#### Data block ####
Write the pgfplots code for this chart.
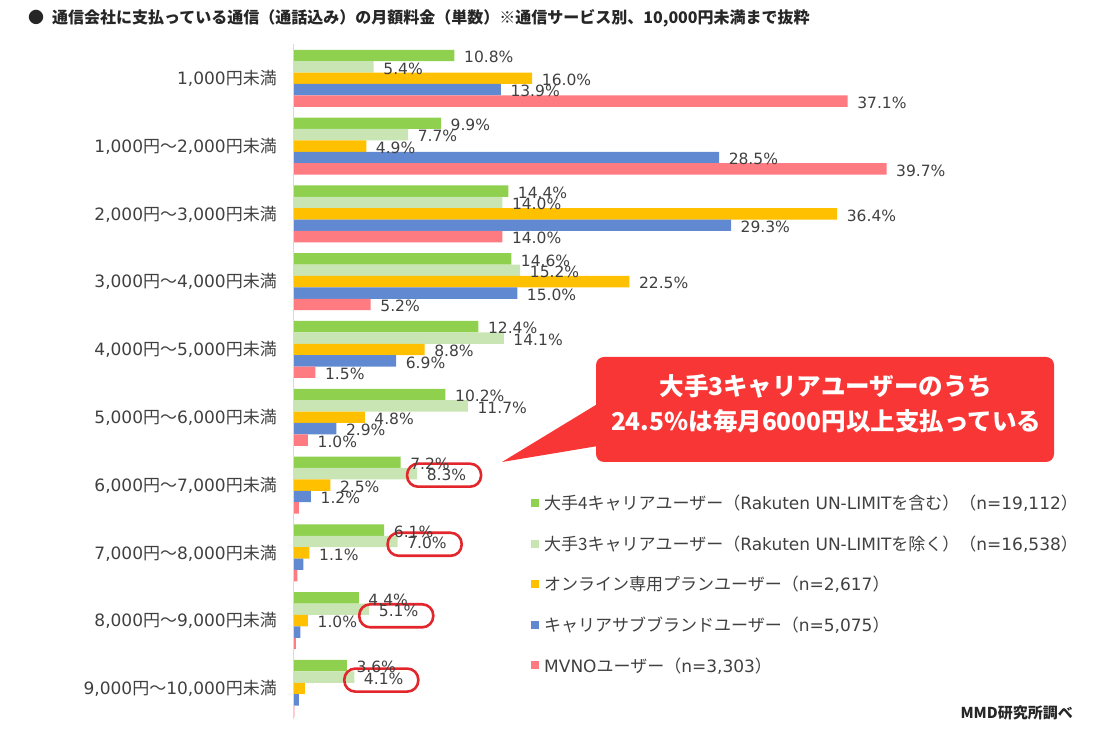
\documentclass[border=0pt]{standalone}
\usepackage{fontspec}
\setmainfont{DejaVu Sans}
\newfontfamily\jp{Noto Sans CJK JP}
\usepackage{pgfplots}
\usepackage{pgfplotstable}
\pgfplotsset{compat=1.18}
\definecolor{cA}{HTML}{8FD14F}
\definecolor{cB}{HTML}{C9E5B3}
\definecolor{cC}{HTML}{FFC000}
\definecolor{cD}{HTML}{6189D2}
\definecolor{cE}{HTML}{FF7B82}
\definecolor{txt}{HTML}{404040}
\definecolor{callout}{HTML}{F93636}
\definecolor{ring}{HTML}{E3262B}
\definecolor{axisgray}{HTML}{D9D9D9}

\pgfplotstableread{
y A B C D E
9 10.8 5.4 16.0 13.9 37.1
8 9.9 7.7 4.9 28.5 39.7
7 14.4 14.0 36.4 29.3 14.0
6 14.6 15.2 22.5 15.0 5.2
5 12.4 14.1 8.8 6.9 1.5
4 10.2 11.7 4.8 2.9 1.0
3 7.2 8.3 2.5 1.2 0.4
2 6.1 7.0 1.1 0.7 0.3
1 4.4 5.1 1.0 0.5 0.2
0 3.6 4.1 0.8 0.4 0.1
}\data

\newcommand\ring[3]{\draw[ring, line width=2.6pt, rounded corners=11pt]
  ([xshift=-10pt,yshift={11.4pt-#3-11.5pt}]axis cs:#1,#2) rectangle
  ([xshift=64pt,yshift={11.4pt-#3+11.5pt}]axis cs:#1,#2);}

\begin{document}
\begin{tikzpicture}[x=1pt,y=1pt]
\useasboundingbox (0pt,0pt) rectangle (1100pt,733pt);
\begin{axis}[
  at={(293pt,10.6pt)}, anchor=south west,
  scale only axis, width=747.5pt, height=678pt,
  xmin=0, xmax=50, ymin=-0.5, ymax=9.5,
  xbar, bar width=11.4pt,
  axis line style={draw=none},
  xtick=\empty, ytick={0,...,9},
  major tick length=0pt,
  yticklabels={
    {9,000{\jp 円～}10,000{\jp 円未満}},
    {8,000{\jp 円～}9,000{\jp 円未満}},
    {7,000{\jp 円～}8,000{\jp 円未満}},
    {6,000{\jp 円～}7,000{\jp 円未満}},
    {5,000{\jp 円～}6,000{\jp 円未満}},
    {4,000{\jp 円～}5,000{\jp 円未満}},
    {3,000{\jp 円～}4,000{\jp 円未満}},
    {2,000{\jp 円～}3,000{\jp 円未満}},
    {1,000{\jp 円～}2,000{\jp 円未満}},
    {1,000{\jp 円未満}}},
  yticklabel style={anchor=east, inner sep=0pt, xshift=-16pt,
    font=\fontsize{17}{20}\selectfont, text=txt},
  clip=false,
  visualization depends on={rawx \as \rawx},
  nodes near coords={\ifdim\rawx pt<0.95pt\relax\else\pgfmathprintnumber[fixed,fixed zerofill,precision=1,assume math mode=true]{\rawx}\%\fi},
  every node near coord/.append style={anchor=west, inner sep=0pt, xshift=9.5pt, yshift=-1.5pt,
    font=\fontsize{15.5}{17}\selectfont, text=txt},
  legend style={at={(0.3184,0.3383)}, anchor=north west, draw=none, fill=none,
    inner sep=0pt, row sep=20.5pt, font=\fontsize{17}{19}\selectfont, text=txt,
    /tikz/every odd column/.style={column sep=3pt}},
  legend cell align=left,
  legend image code/.code={\fill[#1] (0pt,-4pt) rectangle (8pt,4pt);},
]
\addplot[fill=cA, draw=none, bar shift=22.8pt] table[x=A,y=y]{\data};
\addlegendentry{{\jp 大手4キャリアユーザー（}Rakuten UN-LIMIT{\jp を含む）（}n=19,112{\jp ）}}
\addplot[fill=cB, draw=none, bar shift=11.4pt] table[x=B,y=y]{\data};
\addlegendentry{{\jp 大手3キャリアユーザー（}Rakuten UN-LIMIT{\jp を除く）（}n=16,538{\jp ）}}
\addplot[fill=cC, draw=none, bar shift=0pt] table[x=C,y=y]{\data};
\addlegendentry{{\jp オンライン専用プランユーザー（}n=2,617{\jp ）}}
\addplot[fill=cD, draw=none, bar shift=-11.4pt] table[x=D,y=y]{\data};
\addlegendentry{{\jp キャリアサブブランドユーザー（}n=5,075{\jp ）}}
\addplot[fill=cE, draw=none, bar shift=-22.8pt] table[x=E,y=y]{\data};
\addlegendentry{MVNO{\jp ユーザー（}n=3,303{\jp ）}}
\draw[axisgray, line width=1pt] (axis cs:0,9.5) -- (axis cs:0,-0.45);
\ring{8.3}{3}{1.5pt}
\ring{7.0}{2}{2.8pt}
\ring{5.1}{1}{6.5pt}
\ring{4.1}{0}{3pt}
\end{axis}
% callout
\fill[callout, rounded corners=8pt] (596pt,271pt) rectangle (1054pt,376pt);
\fill[callout] (502pt,271pt) -- (604pt,288pt) -- (604pt,333pt) -- cycle;
\node[text=white, font=\jp\bfseries\fontsize{24.5}{35}\selectfont, align=center] at (826pt,329.5pt)
  {大手3キャリアユーザーのうち\\24.5\%は毎月6000円以上支払っている};
% title
\node[anchor=west, inner sep=0pt, font=\jp\bfseries\fontsize{16}{18}\selectfont, text=black!85] at (28pt,715pt)
  {●\hspace{8pt}通信会社に支払っている通信（通話込み）の月額料金（単数）※通信サービス別、10,000円未満まで抜粋};
\node[anchor=east, inner sep=0pt, font=\jp\bfseries\fontsize{15}{18}\selectfont, text=black!85] at (1073pt,20pt)
  {MMD研究所調べ};
\end{tikzpicture}
\end{document}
####
- **Problem details**
Retype the data above exactly; pictures are not part of the copy.

- **Solution to this problem**
Write the pgfplots code for this chart.
\documentclass[border=0pt]{standalone}
\usepackage{fontspec}
\setmainfont{DejaVu Sans}
\newfontfamily\jp{Noto Sans CJK JP}
\usepackage{pgfplots}
\usepackage{pgfplotstable}
\pgfplotsset{compat=1.18}
\definecolor{cA}{HTML}{8FD14F}
\definecolor{cB}{HTML}{C9E5B3}
\definecolor{cC}{HTML}{FFC000}
\definecolor{cD}{HTML}{6189D2}
\definecolor{cE}{HTML}{FF7B82}
\definecolor{txt}{HTML}{404040}
\definecolor{callout}{HTML}{F93636}
\definecolor{ring}{HTML}{E3262B}
\definecolor{axisgray}{HTML}{D9D9D9}

\pgfplotstableread{
y A B C D E
9 10.8 5.4 16.0 13.9 37.1
8 9.9 7.7 4.9 28.5 39.7
7 14.4 14.0 36.4 29.3 14.0
6 14.6 15.2 22.5 15.0 5.2
5 12.4 14.1 8.8 6.9 1.5
4 10.2 11.7 4.8 2.9 1.0
3 7.2 8.3 2.5 1.2 0.4
2 6.1 7.0 1.1 0.7 0.3
1 4.4 5.1 1.0 0.5 0.2
0 3.6 4.1 0.8 0.4 0.1
}\data

\newcommand\ring[3]{\draw[ring, line width=2.6pt, rounded corners=11pt]
  ([xshift=-10pt,yshift={11.4pt-#3-11.5pt}]axis cs:#1,#2) rectangle
  ([xshift=64pt,yshift={11.4pt-#3+11.5pt}]axis cs:#1,#2);}

\begin{document}
\begin{tikzpicture}[x=1pt,y=1pt]
\useasboundingbox (0pt,0pt) rectangle (1100pt,733pt);
\begin{axis}[
  at={(293pt,10.6pt)}, anchor=south west,
  scale only axis, width=747.5pt, height=678pt,
  xmin=0, xmax=50, ymin=-0.5, ymax=9.5,
  xbar, bar width=11.4pt,
  axis line style={draw=none},
  xtick=\empty, ytick={0,...,9},
  major tick length=0pt,
  yticklabels={
    {9,000{\jp 円～}10,000{\jp 円未満}},
    {8,000{\jp 円～}9,000{\jp 円未満}},
    {7,000{\jp 円～}8,000{\jp 円未満}},
    {6,000{\jp 円～}7,000{\jp 円未満}},
    {5,000{\jp 円～}6,000{\jp 円未満}},
    {4,000{\jp 円～}5,000{\jp 円未満}},
    {3,000{\jp 円～}4,000{\jp 円未満}},
    {2,000{\jp 円～}3,000{\jp 円未満}},
    {1,000{\jp 円～}2,000{\jp 円未満}},
    {1,000{\jp 円未満}}},
  yticklabel style={anchor=east, inner sep=0pt, xshift=-16pt,
    font=\fontsize{17}{20}\selectfont, text=txt},
  clip=false,
  visualization depends on={rawx \as \rawx},
  nodes near coords={\ifdim\rawx pt<0.95pt\relax\else\pgfmathprintnumber[fixed,fixed zerofill,precision=1,assume math mode=true]{\rawx}\%\fi},
  every node near coord/.append style={anchor=west, inner sep=0pt, xshift=9.5pt, yshift=-1.5pt,
    font=\fontsize{15.5}{17}\selectfont, text=txt},
  legend style={at={(0.3184,0.3383)}, anchor=north west, draw=none, fill=none,
    inner sep=0pt, row sep=20.5pt, font=\fontsize{17}{19}\selectfont, text=txt,
    /tikz/every odd column/.style={column sep=3pt}},
  legend cell align=left,
  legend image code/.code={\fill[#1] (0pt,-4pt) rectangle (8pt,4pt);},
]
\addplot[fill=cA, draw=none, bar shift=22.8pt] table[x=A,y=y]{\data};
\addlegendentry{{\jp 大手4キャリアユーザー（}Rakuten UN-LIMIT{\jp を含む）（}n=19,112{\jp ）}}
\addplot[fill=cB, draw=none, bar shift=11.4pt] table[x=B,y=y]{\data};
\addlegendentry{{\jp 大手3キャリアユーザー（}Rakuten UN-LIMIT{\jp を除く）（}n=16,538{\jp ）}}
\addplot[fill=cC, draw=none, bar shift=0pt] table[x=C,y=y]{\data};
\addlegendentry{{\jp オンライン専用プランユーザー（}n=2,617{\jp ）}}
\addplot[fill=cD, draw=none, bar shift=-11.4pt] table[x=D,y=y]{\data};
\addlegendentry{{\jp キャリアサブブランドユーザー（}n=5,075{\jp ）}}
\addplot[fill=cE, draw=none, bar shift=-22.8pt] table[x=E,y=y]{\data};
\addlegendentry{MVNO{\jp ユーザー（}n=3,303{\jp ）}}
\draw[axisgray, line width=1pt] (axis cs:0,9.5) -- (axis cs:0,-0.45);
\ring{8.3}{3}{1.5pt}
\ring{7.0}{2}{2.8pt}
\ring{5.1}{1}{6.5pt}
\ring{4.1}{0}{3pt}
\end{axis}
% callout
\fill[callout, rounded corners=8pt] (596pt,271pt) rectangle (1054pt,376pt);
\fill[callout] (502pt,271pt) -- (604pt,288pt) -- (604pt,333pt) -- cycle;
\node[text=white, font=\jp\bfseries\fontsize{24.5}{35}\selectfont, align=center] at (826pt,329.5pt)
  {大手3キャリアユーザーのうち\\24.5\%は毎月6000円以上支払っている};
% title
\node[anchor=west, inner sep=0pt, font=\jp\bfseries\fontsize{16}{18}\selectfont, text=black!85] at (28pt,715pt)
  {●\hspace{8pt}通信会社に支払っている通信（通話込み）の月額料金（単数）※通信サービス別、10,000円未満まで抜粋};
\node[anchor=east, inner sep=0pt, font=\jp\bfseries\fontsize{15}{18}\selectfont, text=black!85] at (1073pt,20pt)
  {MMD研究所調べ};
\end{tikzpicture}
\end{document}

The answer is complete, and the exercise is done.